These bits were set to 1 by taking some input and hashing it. The value of the resulting hash is used as the bit index for which bit should be updated.
The bit vector above is the result of using 2 different hash functions on the value “ethereum” to get 2 bit indexes.
The hashes represent hexadecimal numbers. To get the index we can take this number and convert it into a value between 0 and 14. There are various ways to do this such as using modulo 14.
See this great site for this example and try it out yourself.

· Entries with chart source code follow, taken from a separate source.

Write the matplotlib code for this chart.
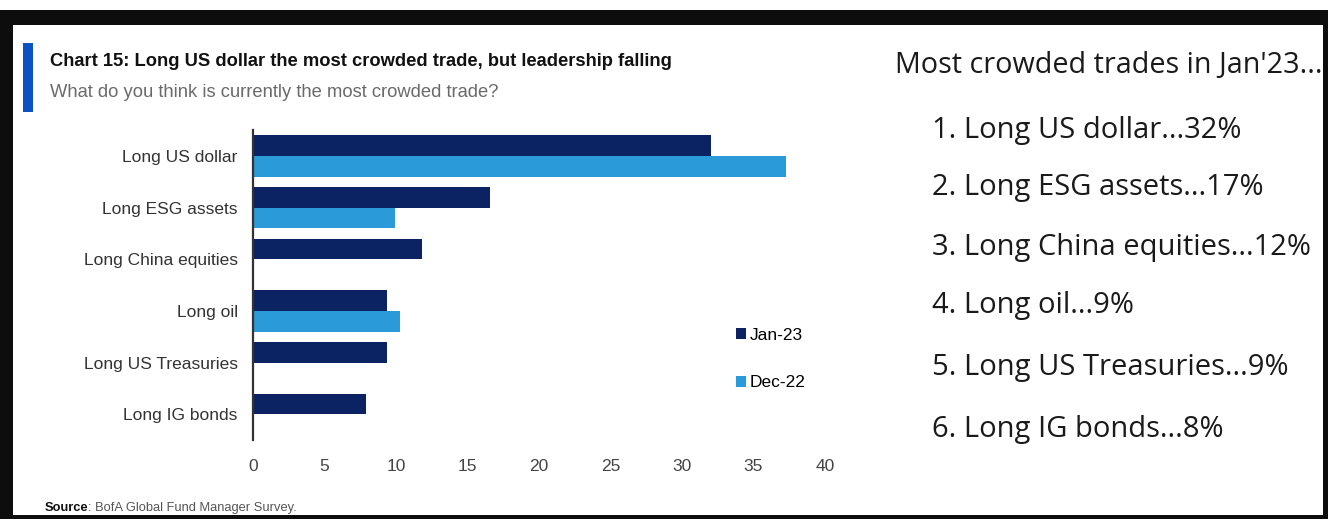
import matplotlib
matplotlib.use("Agg")
import matplotlib.pyplot as plt
from matplotlib.patches import Rectangle

W, H = 1328, 519

trades = ["Long US dollar", "Long ESG assets", "Long China equities",
          "Long oil", "Long US Treasuries", "Long IG bonds"]
jan23 = [32.0, 16.6, 11.8, 9.4, 9.4, 7.9]
dec22 = [37.3, 9.9, 0.0, 10.3, 0.0, 0.0]
series_names = ["Jan-23", "Dec-22"]
x_ticks = [0, 5, 10, 15, 20, 25, 30, 35, 40]

navy = "#0b2263"
light = "#2b9ad8"
narrow = ["Liberation Sans", "DejaVu Sans"]
wide = ["Open Sans", "DejaVu Sans"]


def fx(x):
    return x / W


def fy(y):
    return 1 - y / H


fig = plt.figure(figsize=(W / 100, H / 100), dpi=100)
fig.patch.set_facecolor("white")

# dark frame around the page
frame = [(0, 10, W, 15), (0, 10, 13, H - 10), (1323, 10, 5, H - 10), (0, 515, W, 4)]
for x0, y0, w, h in frame:
    fig.add_artist(Rectangle((fx(x0), fy(y0 + h)), w / W, h / H,
                             transform=fig.transFigure, color="#0d0d0d", lw=0))

# blue accent beside the title
fig.add_artist(Rectangle((fx(23), fy(112)), 10 / W, 69 / H,
                         transform=fig.transFigure, color="#0b52c4", lw=0))

fig.text(fx(50), fy(62), "Chart 15: Long US dollar the most crowded trade, but leadership falling",
         family=narrow, weight="bold", fontsize=13.2, color="#111111", va="center", ha="left")
fig.text(fx(50), fy(92), "What do you think is currently the most crowded trade?",
         family=narrow, fontsize=13.2, color="#6a6a6a", va="center", ha="left")

fig.text(fx(45), fy(508), "Source", family=narrow, weight="bold",
         fontsize=9.3, color="#111111", va="center", ha="left")
fig.text(fx(87.5), fy(508), ": BofA Global Fund Manager Survey.", family=narrow,
         fontsize=9.3, color="#555555", va="center", ha="left")

ax = fig.add_axes([fx(253), fy(440), (825 - 253) / W, (440 - 130) / H])
pos = list(range(len(trades)))
bh = 0.4
ax.barh([p - bh / 2 for p in pos], jan23, height=bh, color=navy, label=series_names[0])
ax.barh([p + bh / 2 for p in pos], dec22, height=bh, color=light, label=series_names[1])

ax.set_xlim(0, 40)
ax.set_ylim(len(trades) - 0.5, -0.5)
ax.set_yticks(pos)
ax.set_yticklabels(trades, family=narrow, fontsize=12.5, color="#333333")
ax.set_xticks(x_ticks)
ax.set_xticklabels([str(t) for t in x_ticks], family=narrow, fontsize=12.5, color="#444444")
ax.tick_params(axis="both", length=0)
ax.tick_params(axis="y", pad=11)
ax.tick_params(axis="x", pad=14)
for s in ["top", "right", "bottom"]:
    ax.spines[s].set_visible(False)
ax.spines["left"].set_color("#333333")
ax.spines["left"].set_linewidth(1.6)

ax.legend(loc="center left", bbox_to_anchor=(fx(720), fy(359)), bbox_transform=fig.transFigure,
          frameon=False, prop={"family": narrow, "size": 12.5}, labelspacing=1.9,
          handlelength=0.6, handleheight=0.6, handletextpad=0.2)

# ranked list on the right
fig.text(fx(895), fy(66), "Most crowded trades in Jan'23...", family=wide,
         fontsize=20.7, color="#1a1a1a", va="center", ha="left")
list_y = [130, 188, 247, 306, 368, 430]
for i, (name, v) in enumerate(zip(trades, jan23)):
    fig.text(fx(932), fy(list_y[i]), f"{i + 1}. {name}...{round(v)}%",
             family=wide, fontsize=21, color="#1a1a1a", va="center", ha="left")

fig.savefig("out.png", dpi=100, facecolor="white")
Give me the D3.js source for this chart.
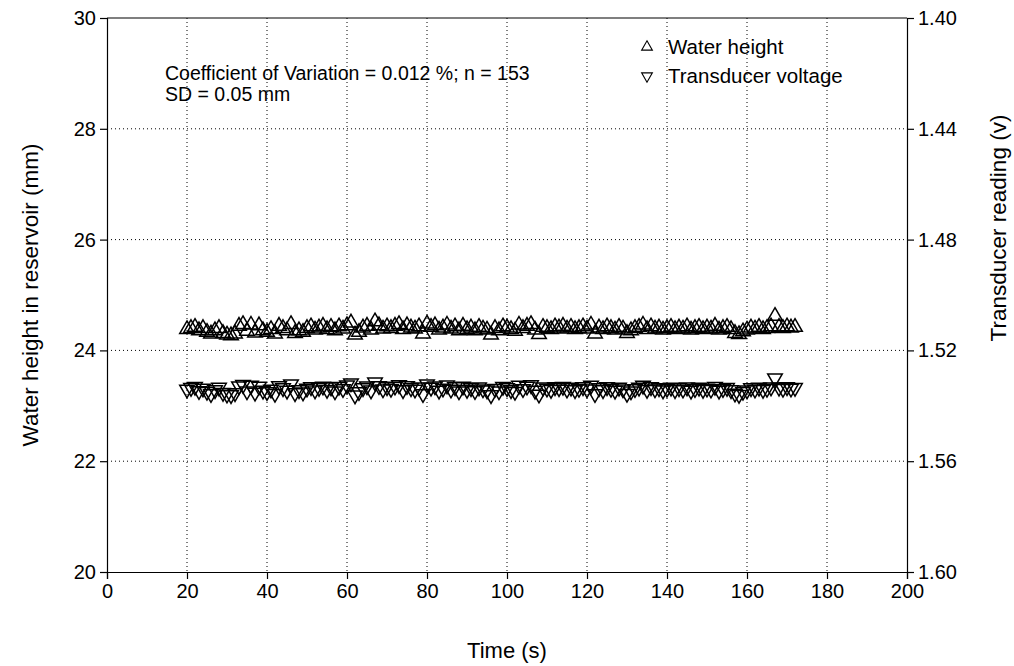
<!DOCTYPE html>
<html>
<head>
<meta charset="utf-8">
<script src="https://cdn.jsdelivr.net/npm/d3@7"></script>
<style>
body{margin:0;background:#fff;}
text{font-family:"Liberation Sans",Arial,sans-serif;fill:#000;}
</style>
</head>
<body>
<svg id="canvas" width="1014" height="666"></svg>
<script>
// time in seconds, one reading per second
let startTime=20
let heights=[
24.38,24.40,24.42,24.36,24.40,24.33,24.30,24.36,24.40,24.31,
24.28,24.27,24.30,24.44,24.47,24.35,24.46,24.32,24.45,24.36,
24.33,24.38,24.30,24.44,24.40,24.36,24.47,24.31,24.36,24.33,
24.40,24.43,24.37,24.41,24.44,24.38,24.42,24.36,24.43,24.39,
24.45,24.50,24.28,24.33,24.41,24.44,24.37,24.52,24.45,24.39,
24.43,24.40,24.44,24.47,24.38,24.45,24.41,24.39,24.43,24.30,
24.48,24.42,24.45,24.37,24.41,24.46,24.39,24.43,24.36,24.44,
24.38,24.41,24.36,24.42,24.39,24.37,24.28,24.40,24.36,24.43,
24.41,24.38,24.35,24.46,24.40,24.44,24.47,24.37,24.29,24.42,
24.40,24.38,24.43,24.41,24.44,24.39,24.42,24.38,24.40,24.43,
24.39,24.46,24.30,24.41,24.38,24.43,24.40,24.37,24.42,24.39,
24.31,24.36,24.40,24.42,24.46,24.38,24.43,24.39,24.41,24.37,
24.40,24.42,24.38,24.41,24.39,24.43,24.37,24.40,24.42,24.38,
24.41,24.39,24.44,24.37,24.40,24.42,24.38,24.31,24.29,24.34,
24.37,24.41,24.39,24.42,24.38,24.40,24.43,24.62,24.42,24.40,
24.43,24.41,24.42]
let voltages=[
1.5341,1.5335,1.5331,1.5346,1.5337,1.5349,1.5357,1.5343,1.5334,1.5353,
1.5359,1.5361,1.5354,1.5329,1.5324,1.5347,1.5327,1.5352,1.5330,1.5345,
1.5350,1.5341,1.5356,1.5328,1.5336,1.5345,1.5322,1.5354,1.5343,1.5351,
1.5337,1.5332,1.5344,1.5335,1.5330,1.5342,1.5333,1.5347,1.5331,1.5339,
1.5326,1.5318,1.5362,1.5350,1.5336,1.5329,1.5344,1.5315,1.5328,1.5340,
1.5332,1.5338,1.5330,1.5325,1.5343,1.5328,1.5336,1.5341,1.5333,1.5357,
1.5322,1.5334,1.5329,1.5345,1.5337,1.5326,1.5341,1.5332,1.5347,1.5330,
1.5342,1.5336,1.5346,1.5333,1.5340,1.5344,1.5361,1.5338,1.5347,1.5331,
1.5336,1.5343,1.5349,1.5327,1.5339,1.5330,1.5325,1.5345,1.5359,1.5333,
1.5337,1.5342,1.5332,1.5336,1.5331,1.5341,1.5334,1.5343,1.5338,1.5332,
1.5340,1.5327,1.5357,1.5336,1.5343,1.5332,1.5338,1.5345,1.5334,1.5340,
1.5356,1.5347,1.5339,1.5334,1.5327,1.5342,1.5332,1.5340,1.5336,1.5344,
1.5338,1.5334,1.5343,1.5336,1.5341,1.5333,1.5345,1.5339,1.5334,1.5342,
1.5337,1.5341,1.5331,1.5345,1.5339,1.5335,1.5343,1.5355,1.5360,1.5349,
1.5344,1.5336,1.5341,1.5334,1.5342,1.5338,1.5333,1.5300,1.5334,1.5338,
1.5332,1.5337,1.5335]
let xTicks=[0,20,40,60,80,100,120,140,160,180,200]
let leftTicks=[20,22,24,26,28,30]
let rightTicks=[1.40,1.44,1.48,1.52,1.56,1.60]
let seriesNames=['Water height','Transducer voltage']
let noteLines=['Coefficient of Variation = 0.012 %; n = 153','SD = 0.05 mm']

let plotLeft=107,plotRight=907,plotTop=18,plotBottom=572

let svg=d3.select('#canvas')
let x=d3.scaleLinear().domain([0,200]).range([plotLeft,plotRight])
let yL=d3.scaleLinear().domain([20,30]).range([plotBottom,plotTop])
let yR=d3.scaleLinear().domain([1.40,1.60]).range([plotTop,plotBottom])

// dotted grid
svg.append('g').selectAll('line')
  .data(xTicks.slice(1,-1))
  .enter().append('line')
  .attr('x1',d=>x(d)).attr('x2',d=>x(d))
  .attr('y1',plotTop).attr('y2',plotBottom)
  .attr('stroke','#000').attr('stroke-width',1).attr('stroke-dasharray','1,3')
svg.append('g').selectAll('line')
  .data(leftTicks.slice(1,-1))
  .enter().append('line')
  .attr('x1',plotLeft).attr('x2',plotRight)
  .attr('y1',d=>yL(d)).attr('y2',d=>yL(d))
  .attr('stroke','#000').attr('stroke-width',1).attr('stroke-dasharray','1,3')

// axes
let fontSize='20px'
let xAxis=svg.append('g').attr('transform','translate(0,'+plotBottom+')')
  .call(d3.axisBottom(x).tickValues(xTicks).tickSize(7).tickPadding(5).tickFormat(d3.format('d')))
let lAxis=svg.append('g').attr('transform','translate('+plotLeft+',0)')
  .call(d3.axisLeft(yL).tickValues(leftTicks).tickSize(7).tickPadding(4).tickFormat(d3.format('d')))
let rAxis=svg.append('g').attr('transform','translate('+plotRight+',0)')
  .call(d3.axisRight(yR).tickValues(rightTicks).tickSize(7).tickPadding(4).tickFormat(d3.format('.2f')))
;[xAxis,lAxis,rAxis].forEach(a=>{
  a.selectAll('text').style('font-size',fontSize).style('font-family','"Liberation Sans",Arial,sans-serif')
  a.select('.domain').attr('stroke','#000').attr('stroke-width',1.2)
  a.selectAll('.tick line').attr('stroke','#000').attr('stroke-width',1.2)
})
svg.append('line').attr('x1',plotLeft).attr('x2',plotRight).attr('y1',plotTop).attr('y2',plotTop)
  .attr('stroke','#000').attr('stroke-width',1.2)

// markers
let tri=d3.symbol().type(d3.symbolTriangle).size(92)
let pts=heights.map((h,i)=>({t:startTime+i,h:h,v:voltages[i]}))
svg.append('g').selectAll('path')
  .data(pts).enter().append('path')
  .attr('d',tri)
  .attr('transform',d=>'translate('+x(d.t)+','+yL(d.h)+')')
  .attr('fill','none').attr('stroke','#000').attr('stroke-width',1.5)
svg.append('g').selectAll('path')
  .data(pts).enter().append('path')
  .attr('d',tri)
  .attr('transform',d=>'translate('+x(d.t)+','+yR(d.v)+') rotate(180)')
  .attr('fill','none').attr('stroke','#000').attr('stroke-width',1.5)

// note text
svg.append('g').selectAll('text')
  .data(noteLines).enter().append('text')
  .attr('x',165).attr('y',(d,i)=>80+i*21)
  .style('font-size','19.5px')
  .text(d=>d)

// legend
let lg=svg.append('g').selectAll('g')
  .data(seriesNames).enter().append('g')
  .attr('transform',(d,i)=>'translate(647,'+(47+i*29)+')')
lg.append('path')
  .attr('d',d3.symbol().type(d3.symbolTriangle).size(50))
  .attr('transform',(d,i)=>i==1?'rotate(180)':'')
  .attr('fill','none').attr('stroke','#000').attr('stroke-width',1.1)
lg.append('text').attr('x',21).attr('y',7).style('font-size','20.5px').text(d=>d)

// axis titles
svg.append('text').attr('x',507).attr('y',658).attr('text-anchor','middle')
  .style('font-size','22px').text('Time (s)')
svg.append('text').attr('transform','translate(38,295) rotate(-90)').attr('text-anchor','middle')
  .style('font-size','22.5px').text('Water height in reservoir (mm)')
svg.append('text').attr('transform','translate(1006,228) rotate(-90)').attr('text-anchor','middle')
  .style('font-size','22.5px').text('Transducer reading (v)')
</script>
</body>
</html>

Ok, so we have a bloom filter for a transaction which we now understand to be a bit vector. For Ethereum, the inputs that are hashed to determine which bits to update in the bit vector are the address field and the topics of the event log.
Let’s refer back to the logBloom in our transaction receipt. This is the bloom filter for a specific transaction. Remember a transaction can have multiple logs so this represents the addresses/topics of all those logs.
If we refer back to our block header we have another logsBloom. This is the bloom filter for all transactions within the block. This is all the addresses/topics in every log of every transaction.
These bloom filters are represented in hex rather than binary. They are 256 bytes in length which represents a 2048-bit vector.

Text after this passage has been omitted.